*Exercise aim*: Without the pictures, print the lines running from the beginning of the material to the line containing "const y = d3.scaleLinear().domain([0, 1.1]).range([312, 31.5]);", both ends included.
* Start *
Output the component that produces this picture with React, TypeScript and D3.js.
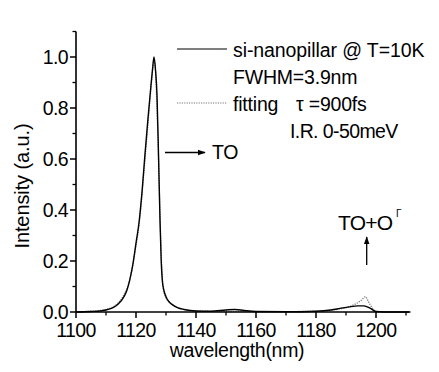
import React from 'react';
import * as d3 from 'd3';

// measured PL spectrum (si-nanopillar @ 10K)
const measuredWl = [1100, 1105, 1108, 1110, 1112, 1114, 1116, 1117, 1118, 1119, 1120, 1121, 1122, 1123, 1124, 1125, 1125.5, 1126, 1126.5, 1127, 1127.5, 1128, 1128.4, 1128.8, 1129.2, 1130, 1131, 1132, 1134, 1136, 1140, 1145, 1150, 1153, 1156, 1160, 1170, 1180, 1185, 1188, 1191, 1194, 1196, 1198, 1200, 1205, 1211];
const measuredI = [0.0, 0.002, 0.004, 0.008, 0.015, 0.03, 0.06, 0.086, 0.13, 0.19, 0.27, 0.35, 0.47, 0.62, 0.76, 0.89, 0.95, 1.0, 0.95, 0.85, 0.62, 0.36, 0.2, 0.12, 0.09, 0.06, 0.04, 0.03, 0.016, 0.01, 0.004, 0.003, 0.008, 0.01, 0.006, 0.002, 0.001, 0.003, 0.008, 0.014, 0.02, 0.024, 0.024, 0.015, 0.002, 0, 0];

// fitting curve
const fitWl = [1100, 1105, 1108, 1110, 1112, 1114, 1116, 1118, 1120, 1121, 1122, 1123, 1124, 1125, 1125.6, 1126, 1126.4, 1127, 1127.5, 1128, 1128.5, 1129, 1129.5, 1130, 1131, 1133, 1136, 1140, 1150, 1160, 1175, 1183, 1188, 1192, 1195, 1196.5, 1197.5, 1199, 1200, 1211];
const fitI = [0.001, 0.003, 0.006, 0.01, 0.018, 0.035, 0.068, 0.13, 0.26, 0.34, 0.46, 0.6, 0.74, 0.88, 0.96, 0.99, 0.96, 0.8, 0.6, 0.38, 0.2, 0.1, 0.07, 0.055, 0.04, 0.022, 0.01, 0.004, 0.002, 0.001, 0.002, 0.005, 0.012, 0.025, 0.045, 0.06, 0.04, 0.012, 0.002, 0];

const xTicks = [1100, 1120, 1140, 1160, 1180, 1200];
const xMinor = [1110, 1130, 1150, 1170, 1190, 1210];
const yTicks = [0.0, 0.2, 0.4, 0.6, 0.8, 1.0];
const yMinor = [0.1, 0.3, 0.5, 0.7, 0.9, 1.1];

const font = "'Liberation Sans', Arial, sans-serif";

export default function App() {
  const x = d3.scaleLinear().domain([1100, 1211.5]).range([76, 410.5]);
  const y = d3.scaleLinear().domain([0, 1.1]).range([312, 31.5]);

  const line = d3.line<[number, number]>()
    .x(d => x(d[0]))
    .y(d => y(d[1]))
    .curve(d3.curveMonotoneX);

  const measured = line(measuredWl.map((w, i) => [w, measuredI[i]] as [number, number])) || '';
  const fit = line(fitWl.map((w, i) => [w, fitI[i]] as [number, number])) || '';

  return (
    <svg width={439} height={372} style={{ position: 'absolute', left: 0, top: 0, background: '#fff' }}>
      <defs>
        <marker id="arr" viewBox="0 0 10 10" refX="9" refY="5" markerWidth="6" markerHeight="6" orient="auto">
          <path d="M0,1.5 L10,5 L0,8.5 z" fill="#000" />
        </marker>
      </defs>

      {/* curves */}
      <path d={fit} fill="none" stroke="#777" strokeWidth={1.3} strokeDasharray="1.2,1.2" />
      <path d={measured} fill="none" stroke="#000" strokeWidth={1.4} />

      {/* axes */}
      <line x1={x(1100)} x2={x(1211.5)} y1={y(0)} y2={y(0)} stroke="#000" strokeWidth={1.6} />
      <line x1={x(1100)} x2={x(1100)} y1={y(0)} y2={y(1.1)} stroke="#000" strokeWidth={1.6} />
      {xTicks.map(t => (
        <g key={'xt' + t}>
          <line x1={x(t)} x2={x(t)} y1={y(0)} y2={y(0) + 6} stroke="#000" strokeWidth={1.5} />
          <text x={x(t)} y={337} textAnchor="middle" fontFamily={font} fontSize={19.5} letterSpacing={-0.6}>{t}</text>
        </g>
      ))}
      {xMinor.map(t => (
        <line key={'xm' + t} x1={x(t)} x2={x(t)} y1={y(0)} y2={y(0) + 3.5} stroke="#000" strokeWidth={1.3} />
      ))}
      {yTicks.map(t => (
        <g key={'yt' + t}>
          <line x1={x(1100) - 6} x2={x(1100)} y1={y(t)} y2={y(t)} stroke="#000" strokeWidth={1.5} />
          <text x={68} y={y(t) + 6.5} textAnchor="end" fontFamily={font} fontSize={19.5} letterSpacing={-0.6}>{t.toFixed(1)}</text>
        </g>
      ))}
      {yMinor.map(t => (
        <line key={'ym' + t} x1={x(1100) - 3.5} x2={x(1100)} y1={y(t)} y2={y(t)} stroke="#000" strokeWidth={1.3} />
      ))}

      {/* axis titles */}
      <text x={237} y={357} textAnchor="middle" fontFamily={font} fontSize={19.5} letterSpacing={-0.3}>wavelength(nm)</text>
      <text transform="translate(29,186) rotate(-90)" textAnchor="middle" fontFamily={font} fontSize={20} letterSpacing={-0.1}>Intensity (a.u.)</text>

      {/* legend */}
      <line x1={177} x2={227} y1={49} y2={49} stroke="#000" strokeWidth={1.2} />
      <text x={233} y={57} fontFamily={font} fontSize={19.5} letterSpacing={-0.1}>si-nanopillar @ T=10K</text>
      <text x={233} y={84} fontFamily={font} fontSize={19.5} letterSpacing={-0.2}>FWHM=3.9nm</text>
      <line x1={177} x2={227} y1={103} y2={103} stroke="#777" strokeWidth={1.2} strokeDasharray="1.2,1.2" />
      <text x={233} y={111} fontFamily={font} fontSize={19.5} letterSpacing={-0.2}>fitting</text>
      <text x={296} y={111} fontFamily={font} fontSize={19.5} letterSpacing={-0.2}>τ =900fs</text>
      <text x={290} y={138} fontFamily={font} fontSize={19.5} letterSpacing={-0.6}>I.R. 0-50meV</text>

      {/* annotations */}
      <line x1={165} x2={205} y1={152.5} y2={152.5} stroke="#000" strokeWidth={1.3} markerEnd="url(#arr)" />
      <text x={212} y={159} fontFamily={font} fontSize={19.5} letterSpacing={-0.3}>TO</text>
      <text x={338} y={230} fontFamily={font} fontSize={21} letterSpacing={-0.8}>TO+O</text>
      <text x={396} y={217} fontFamily={font} fontSize={10}>Γ</text>
      <line x1={366.7} x2={366.7} y1={265} y2={237} stroke="#000" strokeWidth={1.3} markerEnd="url(#arr)" />
    </svg>
  );
}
* End *
*Result of the task*:
Output the component that produces this picture with React, TypeScript and D3.js.
import React from 'react';
import * as d3 from 'd3';

// measured PL spectrum (si-nanopillar @ 10K)
const measuredWl = [1100, 1105, 1108, 1110, 1112, 1114, 1116, 1117, 1118, 1119, 1120, 1121, 1122, 1123, 1124, 1125, 1125.5, 1126, 1126.5, 1127, 1127.5, 1128, 1128.4, 1128.8, 1129.2, 1130, 1131, 1132, 1134, 1136, 1140, 1145, 1150, 1153, 1156, 1160, 1170, 1180, 1185, 1188, 1191, 1194, 1196, 1198, 1200, 1205, 1211];
const measuredI = [0.0, 0.002, 0.004, 0.008, 0.015, 0.03, 0.06, 0.086, 0.13, 0.19, 0.27, 0.35, 0.47, 0.62, 0.76, 0.89, 0.95, 1.0, 0.95, 0.85, 0.62, 0.36, 0.2, 0.12, 0.09, 0.06, 0.04, 0.03, 0.016, 0.01, 0.004, 0.003, 0.008, 0.01, 0.006, 0.002, 0.001, 0.003, 0.008, 0.014, 0.02, 0.024, 0.024, 0.015, 0.002, 0, 0];

// fitting curve
const fitWl = [1100, 1105, 1108, 1110, 1112, 1114, 1116, 1118, 1120, 1121, 1122, 1123, 1124, 1125, 1125.6, 1126, 1126.4, 1127, 1127.5, 1128, 1128.5, 1129, 1129.5, 1130, 1131, 1133, 1136, 1140, 1150, 1160, 1175, 1183, 1188, 1192, 1195, 1196.5, 1197.5, 1199, 1200, 1211];
const fitI = [0.001, 0.003, 0.006, 0.01, 0.018, 0.035, 0.068, 0.13, 0.26, 0.34, 0.46, 0.6, 0.74, 0.88, 0.96, 0.99, 0.96, 0.8, 0.6, 0.38, 0.2, 0.1, 0.07, 0.055, 0.04, 0.022, 0.01, 0.004, 0.002, 0.001, 0.002, 0.005, 0.012, 0.025, 0.045, 0.06, 0.04, 0.012, 0.002, 0];

const xTicks = [1100, 1120, 1140, 1160, 1180, 1200];
const xMinor = [1110, 1130, 1150, 1170, 1190, 1210];
const yTicks = [0.0, 0.2, 0.4, 0.6, 0.8, 1.0];
const yMinor = [0.1, 0.3, 0.5, 0.7, 0.9, 1.1];

const font = "'Liberation Sans', Arial, sans-serif";

export default function App() {
  const x = d3.scaleLinear().domain([1100, 1211.5]).range([76, 410.5]);
  const y = d3.scaleLinear().domain([0, 1.1]).range([312, 31.5]);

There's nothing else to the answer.